Finite Element Analysis and Correlation with Physical Test of Tractor Hood Bang Endurance Test 2024-26-0071
Tractors primarily serve agricultural functions but are also employed in various other applications such as loading, construction, and hauling. Tractors comprise several key assembly, including the engine, transmission, front hood assembly, and skid, among others. The hood is a critical assembly of the tractor, enclosing the engine and its associated parts. It is constructed from sheet metal with a 'Class A' surface finish for aesthetic purposes. The Hood is locked using latch mechanism mounted on the tractor chassis. The primary function of the hood is to facilitate the opening and closing of the hood assembly during servicing, and it often undergoes rough handling. Therefore, it becomes imperative to validate the durability of the hood assembly to ensure it can withstand the real-world conditions it encounters during these operations. One such test used to validate the hood assembly is the Hood Bang Test, which helps predict potential failures in the hood assembly due to the rigorous usage it experiences during repeated opening and closing.
This paper primarily concentrates on establishing the finite element (FE) methodology for simulating hood bang test and establishing a correlation between computer-aided engineering (CAE) simulations and physical tests. The FE model of the hood assembly was constructed using Hypermesh, and dynamic simulations, involving the latch mechanism, were executed with LS-DYNA, considering the actual impact velocity measurements. Subsequently, the model was used to predict the hood assembly durability based on the simulation results.
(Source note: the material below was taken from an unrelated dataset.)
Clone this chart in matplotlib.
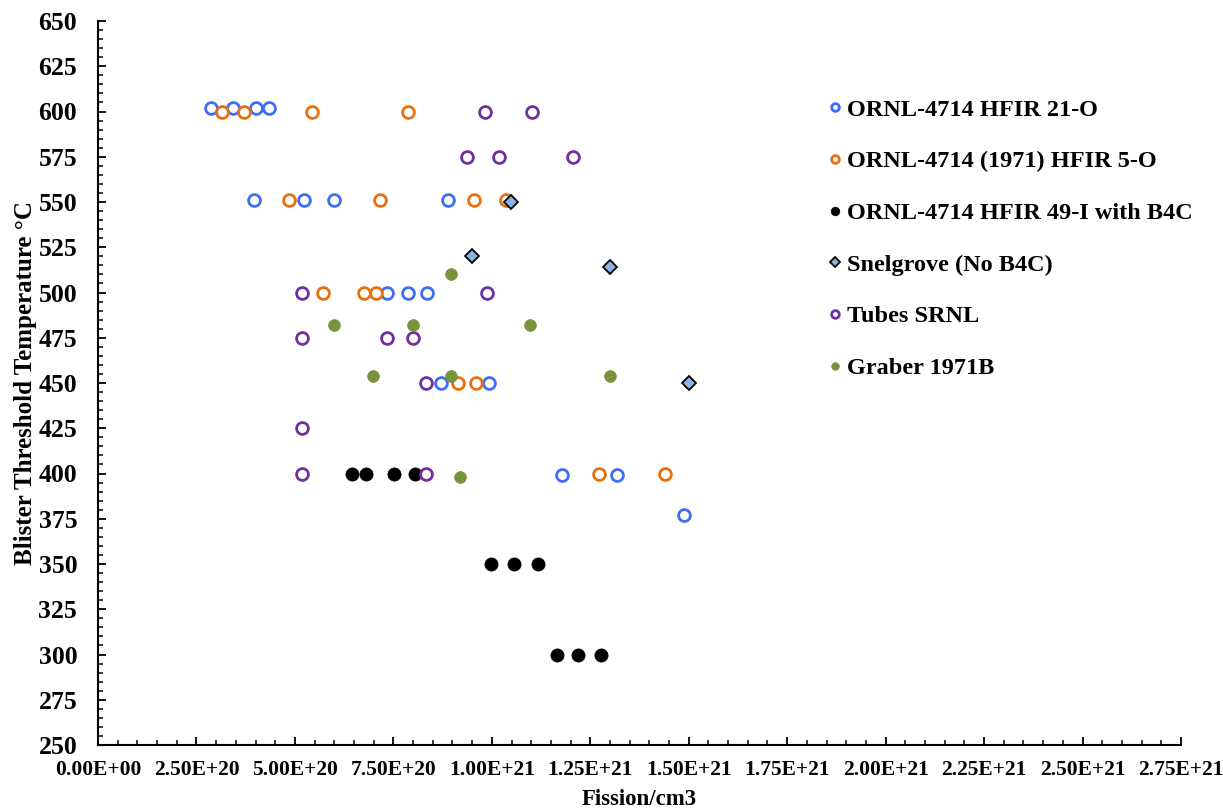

Correlation is a pivotal step in ensuring the reliability of CAE results. To achieve this, a hood bang test was conducted to measure acceleration (expressed in 'g' units) and strain. While the acceleration trends between CAE and the test closely aligned, there were still minor disparities. Following a thorough examination of the behavior and subsequent improvements to the FE model, a strong strain correlation was attained, and the acceleration trends were in close agreement.